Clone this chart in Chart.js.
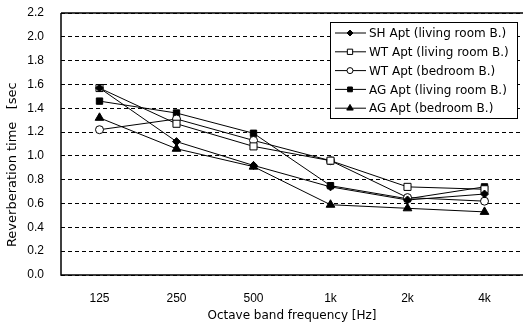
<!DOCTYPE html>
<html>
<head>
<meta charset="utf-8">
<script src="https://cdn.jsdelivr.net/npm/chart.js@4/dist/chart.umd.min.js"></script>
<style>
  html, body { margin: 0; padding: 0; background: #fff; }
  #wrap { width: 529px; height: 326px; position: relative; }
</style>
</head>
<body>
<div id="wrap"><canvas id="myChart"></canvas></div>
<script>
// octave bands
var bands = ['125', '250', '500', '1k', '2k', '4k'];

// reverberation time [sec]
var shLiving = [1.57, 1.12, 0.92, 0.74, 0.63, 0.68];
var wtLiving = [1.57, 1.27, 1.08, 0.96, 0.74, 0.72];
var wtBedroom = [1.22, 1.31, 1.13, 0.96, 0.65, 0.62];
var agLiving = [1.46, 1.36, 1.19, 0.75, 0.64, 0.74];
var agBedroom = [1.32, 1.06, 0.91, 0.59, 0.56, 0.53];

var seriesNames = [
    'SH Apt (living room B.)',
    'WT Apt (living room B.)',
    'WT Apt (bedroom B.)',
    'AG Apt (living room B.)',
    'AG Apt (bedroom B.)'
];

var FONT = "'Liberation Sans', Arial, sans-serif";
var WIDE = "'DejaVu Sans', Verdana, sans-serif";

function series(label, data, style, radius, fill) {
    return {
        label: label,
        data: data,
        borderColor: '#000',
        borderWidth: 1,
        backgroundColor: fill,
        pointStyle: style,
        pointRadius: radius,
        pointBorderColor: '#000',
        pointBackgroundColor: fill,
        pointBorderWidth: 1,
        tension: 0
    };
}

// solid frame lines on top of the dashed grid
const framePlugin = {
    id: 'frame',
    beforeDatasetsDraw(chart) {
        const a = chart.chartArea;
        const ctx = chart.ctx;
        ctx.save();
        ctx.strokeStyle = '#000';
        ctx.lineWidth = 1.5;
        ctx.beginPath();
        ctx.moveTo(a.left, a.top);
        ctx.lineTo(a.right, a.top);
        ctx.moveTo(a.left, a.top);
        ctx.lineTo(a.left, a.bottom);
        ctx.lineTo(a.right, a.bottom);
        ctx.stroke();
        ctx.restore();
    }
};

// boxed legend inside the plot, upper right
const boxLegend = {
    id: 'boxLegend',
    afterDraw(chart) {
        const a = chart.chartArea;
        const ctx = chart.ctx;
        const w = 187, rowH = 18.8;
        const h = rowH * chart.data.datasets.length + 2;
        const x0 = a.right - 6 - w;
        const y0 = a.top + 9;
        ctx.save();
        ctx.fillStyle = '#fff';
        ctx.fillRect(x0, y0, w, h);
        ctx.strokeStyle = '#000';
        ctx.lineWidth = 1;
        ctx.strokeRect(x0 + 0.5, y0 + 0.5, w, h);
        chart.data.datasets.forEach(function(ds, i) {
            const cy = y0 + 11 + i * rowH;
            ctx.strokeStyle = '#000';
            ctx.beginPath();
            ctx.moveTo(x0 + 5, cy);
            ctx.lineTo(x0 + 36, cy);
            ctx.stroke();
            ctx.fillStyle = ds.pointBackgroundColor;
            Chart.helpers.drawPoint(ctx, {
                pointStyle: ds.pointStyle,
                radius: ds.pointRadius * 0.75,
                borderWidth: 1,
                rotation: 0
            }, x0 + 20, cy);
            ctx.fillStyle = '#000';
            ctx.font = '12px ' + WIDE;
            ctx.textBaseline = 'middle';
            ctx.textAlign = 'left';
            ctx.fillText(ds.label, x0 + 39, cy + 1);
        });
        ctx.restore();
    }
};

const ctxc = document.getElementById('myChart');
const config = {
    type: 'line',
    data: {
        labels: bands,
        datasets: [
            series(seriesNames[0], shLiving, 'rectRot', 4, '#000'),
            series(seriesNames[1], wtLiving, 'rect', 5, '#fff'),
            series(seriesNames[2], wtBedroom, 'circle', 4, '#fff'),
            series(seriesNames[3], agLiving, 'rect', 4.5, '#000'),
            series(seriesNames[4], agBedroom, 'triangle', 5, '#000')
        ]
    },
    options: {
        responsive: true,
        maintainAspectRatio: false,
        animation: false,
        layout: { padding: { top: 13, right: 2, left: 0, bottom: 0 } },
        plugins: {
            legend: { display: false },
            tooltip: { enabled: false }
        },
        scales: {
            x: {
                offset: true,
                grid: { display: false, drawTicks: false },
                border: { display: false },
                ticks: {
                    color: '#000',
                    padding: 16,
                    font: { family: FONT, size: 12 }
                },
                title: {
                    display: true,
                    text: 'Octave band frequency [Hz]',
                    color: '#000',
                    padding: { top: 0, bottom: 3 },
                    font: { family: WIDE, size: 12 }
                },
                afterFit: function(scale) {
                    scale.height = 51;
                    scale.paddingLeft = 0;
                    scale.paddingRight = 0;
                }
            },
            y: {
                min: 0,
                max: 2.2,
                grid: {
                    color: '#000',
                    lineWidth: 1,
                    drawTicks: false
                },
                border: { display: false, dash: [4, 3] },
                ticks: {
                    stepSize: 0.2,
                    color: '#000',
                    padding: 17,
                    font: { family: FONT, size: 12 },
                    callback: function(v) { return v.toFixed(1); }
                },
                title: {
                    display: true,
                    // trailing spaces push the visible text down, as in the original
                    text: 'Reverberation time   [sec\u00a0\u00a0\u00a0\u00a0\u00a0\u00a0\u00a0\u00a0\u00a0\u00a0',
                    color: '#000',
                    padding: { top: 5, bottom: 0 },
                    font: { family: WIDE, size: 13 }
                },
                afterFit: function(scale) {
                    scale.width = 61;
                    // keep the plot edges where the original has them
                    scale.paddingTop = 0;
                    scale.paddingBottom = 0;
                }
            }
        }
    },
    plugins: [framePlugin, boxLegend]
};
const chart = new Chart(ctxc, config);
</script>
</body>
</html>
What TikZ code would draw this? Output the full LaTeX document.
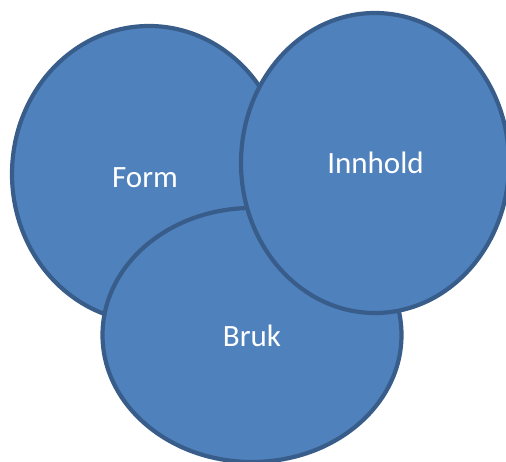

* **Work to complete**: Quote all of the entries word for word, omitting any pictures.

* **Task output**:
Clone this chart in Chart.js.
<!DOCTYPE html>
<html>
<head>
<meta charset="utf-8">
<script src="https://cdn.jsdelivr.net/npm/chart.js@4/dist/chart.umd.min.js"></script>
<style>
  html, body { margin: 0; padding: 0; background: #fff; }
  #wrap { width: 529px; height: 326px; position: relative; }
</style>
</head>
<body>
<div id="wrap"><canvas id="myChart"></canvas></div>
<script>
// octave bands
var bands = ['125', '250', '500', '1k', '2k', '4k'];

// reverberation time [sec]
var shLiving = [1.57, 1.12, 0.92, 0.74, 0.63, 0.68];
var wtLiving = [1.57, 1.27, 1.08, 0.96, 0.74, 0.72];
var wtBedroom = [1.22, 1.31, 1.13, 0.96, 0.65, 0.62];
var agLiving = [1.46, 1.36, 1.19, 0.75, 0.64, 0.74];
var agBedroom = [1.32, 1.06, 0.91, 0.59, 0.56, 0.53];

var seriesNames = [
    'SH Apt (living room B.)',
    'WT Apt (living room B.)',
    'WT Apt (bedroom B.)',
    'AG Apt (living room B.)',
    'AG Apt (bedroom B.)'
];

var FONT = "'Liberation Sans', Arial, sans-serif";
var WIDE = "'DejaVu Sans', Verdana, sans-serif";

function series(label, data, style, radius, fill) {
    return {
        label: label,
        data: data,
        borderColor: '#000',
        borderWidth: 1,
        backgroundColor: fill,
        pointStyle: style,
        pointRadius: radius,
        pointBorderColor: '#000',
        pointBackgroundColor: fill,
        pointBorderWidth: 1,
        tension: 0
    };
}

// solid frame lines on top of the dashed grid
const framePlugin = {
    id: 'frame',
    beforeDatasetsDraw(chart) {
        const a = chart.chartArea;
        const ctx = chart.ctx;
        ctx.save();
        ctx.strokeStyle = '#000';
        ctx.lineWidth = 1.5;
        ctx.beginPath();
        ctx.moveTo(a.left, a.top);
        ctx.lineTo(a.right, a.top);
        ctx.moveTo(a.left, a.top);
        ctx.lineTo(a.left, a.bottom);
        ctx.lineTo(a.right, a.bottom);
        ctx.stroke();
        ctx.restore();
    }
};

// boxed legend inside the plot, upper right
const boxLegend = {
    id: 'boxLegend',
    afterDraw(chart) {
        const a = chart.chartArea;
        const ctx = chart.ctx;
        const w = 187, rowH = 18.8;
        const h = rowH * chart.data.datasets.length + 2;
        const x0 = a.right - 6 - w;
        const y0 = a.top + 9;
        ctx.save();
        ctx.fillStyle = '#fff';
        ctx.fillRect(x0, y0, w, h);
        ctx.strokeStyle = '#000';
        ctx.lineWidth = 1;
        ctx.strokeRect(x0 + 0.5, y0 + 0.5, w, h);
        chart.data.datasets.forEach(function(ds, i) {
            const cy = y0 + 11 + i * rowH;
            ctx.strokeStyle = '#000';
            ctx.beginPath();
            ctx.moveTo(x0 + 5, cy);
            ctx.lineTo(x0 + 36, cy);
            ctx.stroke();
            ctx.fillStyle = ds.pointBackgroundColor;
            Chart.helpers.drawPoint(ctx, {
                pointStyle: ds.pointStyle,
                radius: ds.pointRadius * 0.75,
                borderWidth: 1,
                rotation: 0
            }, x0 + 20, cy);
            ctx.fillStyle = '#000';
            ctx.font = '12px ' + WIDE;
            ctx.textBaseline = 'middle';
            ctx.textAlign = 'left';
            ctx.fillText(ds.label, x0 + 39, cy + 1);
        });
        ctx.restore();
    }
};

const ctxc = document.getElementById('myChart');
const config = {
    type: 'line',
    data: {
        labels: bands,
        datasets: [
            series(seriesNames[0], shLiving, 'rectRot', 4, '#000'),
            series(seriesNames[1], wtLiving, 'rect', 5, '#fff'),
            series(seriesNames[2], wtBedroom, 'circle', 4, '#fff'),
            series(seriesNames[3], agLiving, 'rect', 4.5, '#000'),
            series(seriesNames[4], agBedroom, 'triangle', 5, '#000')
        ]
    },
    options: {
        responsive: true,
        maintainAspectRatio: false,
        animation: false,
        layout: { padding: { top: 13, right: 2, left: 0, bottom: 0 } },
        plugins: {
            legend: { display: false },
            tooltip: { enabled: false }
        },
        scales: {
            x: {
                offset: true,
                grid: { display: false, drawTicks: false },
                border: { display: false },
                ticks: {
                    color: '#000',
                    padding: 16,
                    font: { family: FONT, size: 12 }
                },
                title: {
                    display: true,
                    text: 'Octave band frequency [Hz]',
                    color: '#000',
                    padding: { top: 0, bottom: 3 },
                    font: { family: WIDE, size: 12 }
                },
                afterFit: function(scale) {
                    scale.height = 51;
                    scale.paddingLeft = 0;
                    scale.paddingRight = 0;
                }
            },
            y: {
                min: 0,
                max: 2.2,
                grid: {
                    color: '#000',
                    lineWidth: 1,
                    drawTicks: false
                },
                border: { display: false, dash: [4, 3] },
                ticks: {
                    stepSize: 0.2,
                    color: '#000',
                    padding: 17,
                    font: { family: FONT, size: 12 },
                    callback: function(v) { return v.toFixed(1); }
                },
                title: {
                    display: true,
                    // trailing spaces push the visible text down, as in the original
                    text: 'Reverberation time   [sec\u00a0\u00a0\u00a0\u00a0\u00a0\u00a0\u00a0\u00a0\u00a0\u00a0',
                    color: '#000',
                    padding: { top: 5, bottom: 0 },
                    font: { family: WIDE, size: 13 }
                },
                afterFit: function(scale) {
                    scale.width = 61;
                    // keep the plot edges where the original has them
                    scale.paddingTop = 0;
                    scale.paddingBottom = 0;
                }
            }
        }
    },
    plugins: [framePlugin, boxLegend]
};
const chart = new Chart(ctxc, config);
</script>
</body>
</html>
What TikZ code would draw this? Output the full LaTeX document.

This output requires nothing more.